Venezuela: Maduro Regime Arrests Juan Guaidó’s Bodyguards

Opposition leader and president of the National Assembly Juan Guaido greets supporters dur
Matias Delacroix/Getty Images

The Maduro regime in Venezuela arrested President Juan Guaidó’s bodyguards this weekend on charges of selling stolen weapons to former soldiers allegedly planning a coup.

Guaidó has been the legal president of Venezuela since January, when dictator Nicolás Maduro’s term expired. Maduro has refused to give up the presidency, resides in the presidential palace and still controls the military. Without the armed forces behind him, Guaidó has largely failed to control the country.

In a statement on Sunday, the regime accused the two arrested members of Guaidó’s security team of “negotiating the sale of five AK-103 spearguns” to soldiers who planned on carrying out a rebellion against the socialist regime.

“Yesterday two mercenaries were captured because they were going to sell some rifles that were stolen on April 30 from the National Assembly,” said Diosdado Cabello, one of the Maduro regime’s most senior officials. “We did our intelligence work and when they went to deliver the rifles, we captured them; that’s with prosecutors, with witnesses, it was very well done. They continue to conspire and we will not give up and we will not stop promoting dialogue just because we have the advantage.”

Juan Guaidó confirmed the arrest on Twitter, revealing that authorities detained the two men while he was at a rally in Trujillo. He also expressed concerns they were being tortured.

“The cowardly regime kidnaps members of my team Erick Sánchez and Jason Parisi who were in Caracas guarding my family while I am in Trujillo,” he wrote. “The nature of the regime, its fear, divisions and contradictions are the greatest obstacles to a peaceful solution.”

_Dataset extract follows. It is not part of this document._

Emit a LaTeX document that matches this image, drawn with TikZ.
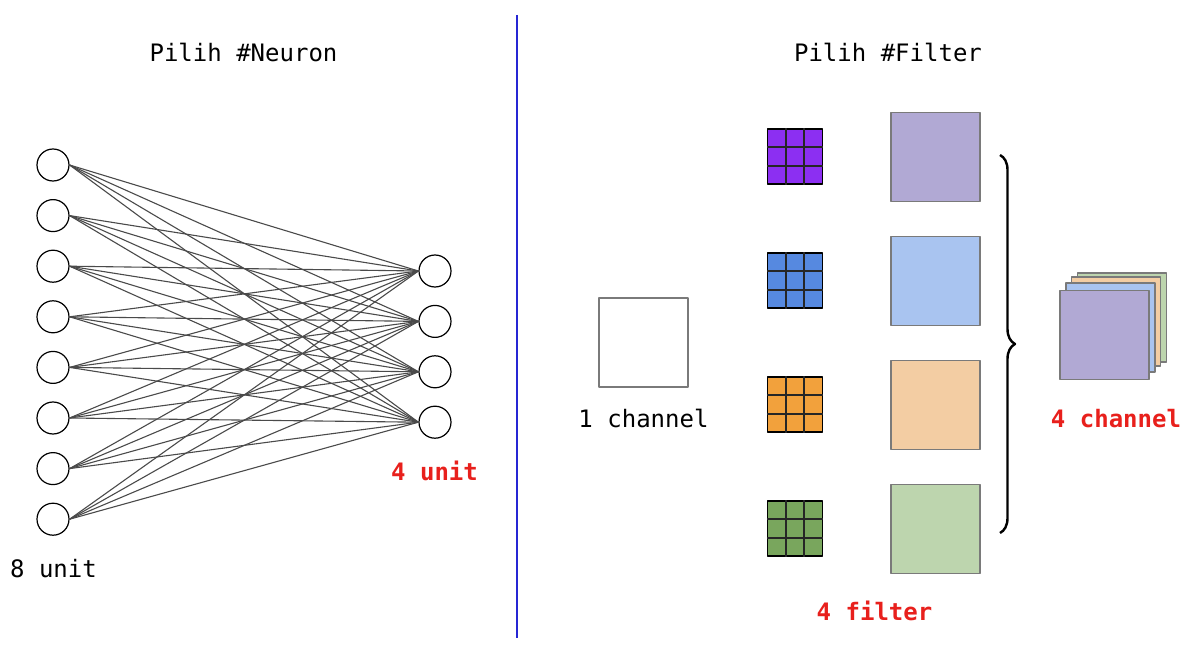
\documentclass[tikz,border=0pt]{standalone}
\usepackage{fontspec}
\setmonofont{DejaVu Sans Mono}
\usetikzlibrary{decorations.pathreplacing}
\definecolor{linkgray}{HTML}{4A4A4A}
\definecolor{mapgray}{HTML}{7A7A7A}
\definecolor{divblue}{HTML}{2626D4}
\definecolor{hotred}{HTML}{E8201C}
\definecolor{kpurple}{HTML}{8C2FF2}
\definecolor{kblue}{HTML}{5689E0}
\definecolor{korange}{HTML}{F2A13C}
\definecolor{kgreen}{HTML}{79A65D}
\definecolor{mpurple}{HTML}{B1A9D4}
\definecolor{mblue}{HTML}{A9C4F0}
\definecolor{morange}{HTML}{F3CDA3}
\definecolor{mgreen}{HTML}{BDD5AE}
\begin{document}
\begin{tikzpicture}[x=1pt,y=-1pt,line join=round,font=\ttfamily\fontsize{24}{28}\selectfont,
    neuron/.style={circle,draw,line width=1.2pt,minimum size=32pt,inner sep=0pt},
    link/.style={draw=linkgray,line width=1.1pt},
    map/.style={draw=mapgray,line width=1.3pt,minimum size=89pt,inner sep=0pt},
    kernel/.style={draw=black,line width=1.5pt,minimum size=55pt,inner sep=0pt},
    label/.style={anchor=base,inner sep=0pt},
    hot/.style={label,text=hotred,font=\ttfamily\bfseries\fontsize{24}{28}\selectfont}]
    \useasboundingbox (0,0) rectangle (1200,655);
    % neurons
    \foreach \i in {1,...,8} \node[neuron] (in\i) at (53,{165+50.6*(\i-1)}) {};
    \foreach \j in {1,...,4} \node[neuron] (out\j) at (435,{271+50.4*(\j-1)}) {};
    \foreach \i in {1,...,8} \foreach \j in {1,...,4} \draw[link] (in\i.east) -- (out\j.west);
    \node[label] (tnn) at (243.5,62) {Pilih \#Neuron};
    \node[label] (lin) at (53.5,577) {8 unit};
    \node[hot] (lout) at (434.5,480) {4 unit};
    %\draw (0,0) -- (1200,655);
    \draw[divblue,line width=2pt] (517,15) -- (517,638);
    % filters
    \node[label] (tcnn) at (888,62) {Pilih \#Filter};
    \node[map,draw=mapgray,fill=white] (inp) at (643.5,342.5) {};
    \node[label] (linp) at (643.5,427) {1 channel};
    \foreach \k/\y/\kc/\mc in {1/156.5/kpurple/mpurple,2/280.5/kblue/mblue,3/404.5/korange/morange,4/528.5/kgreen/mgreen}{
        \node[kernel,fill=\kc] (k\k) at (795,\y) {};
        \draw[line width=1.7pt,black!85]
        ([xshift=-9.17pt]k\k.north) -- ([xshift=-9.17pt]k\k.south)
        ([xshift=9.17pt]k\k.north) -- ([xshift=9.17pt]k\k.south)
        ([yshift=-9.17pt]k\k.west) -- ([yshift=-9.17pt]k\k.east)
        ([yshift=9.17pt]k\k.west) -- ([yshift=9.17pt]k\k.east);
        \node[map,fill=\mc] (m\k) at (935.5,\y+0.5) {};
    }
    \node[hot] (lk) at (874.5,620) {4 filter};
    \coordinate (bt) at (1000,155);
    \coordinate (bb) at (1000,533);
    \draw[line width=2.4pt,decorate,decoration={brace,amplitude=15pt}] (bt) -- (bb);
    % output stack
    \node[map,fill=mgreen] (s4) at (1122,317.5) {};
    \node[map,fill=morange] (s3) at (1116,321.5) {};
    \node[map,fill=mblue] (s2) at (1110.5,327.5) {};
    \node[map,fill=mpurple] (s1) at (1104.5,335) {};
    \node[hot] (lout2) at (1116,427) {4 channel};
\end{tikzpicture}
\end{document}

“Erick and Jason are probably being tortured right now,” he continued. “The regime will try to increase the pressure, but they should know that we will not stop until freedom and respect for human rights in Venezuela is restored.”

Since becoming the head of the National Assembly and being sworn in as the country’s president in January, the Maduro regime has sought to intimidate Guaidó by stripping his diplomatic immunity and threatening and arresting those around him.

In an interview with the Associated Press this month, the former head of Venezuelan Bolivarian Intelligence Service (SEBIN), General Manuel Cristopher Figuera, revealed how Maduro would personally order the arrest of certain individuals, including Guaidó’s mother, without any evidence of a crime. After Figuera dissuaded him from arresting his mother on the grounds that she was suffering from cancer, he then turned his attention to his chief of staff, Robert Marrero.

“What do I do to put him in jail?” he recalled asking Maduro. “He told me: ‘That’s not my problem. Take him prisoner, arm him with weapons. See what you can do.’” Soon after, SEBIN agents arrested Marrero on charges of running an alleged “terrorist cell” and he has remained incarcerated ever since. In May, SEBIN also detained Guaidó’s deputy in the National Assembly, Edgar Zambrano, also on trumped-up charges of “treason, conspiracy, and civil rebellion.”

Guaidó has yet to be personally targeted, although there remain serious concerns for his safety. In March, White House National Security Advisor John Bolton warned that any arrest would be “met with a strong and significant response from the United States and the international community.”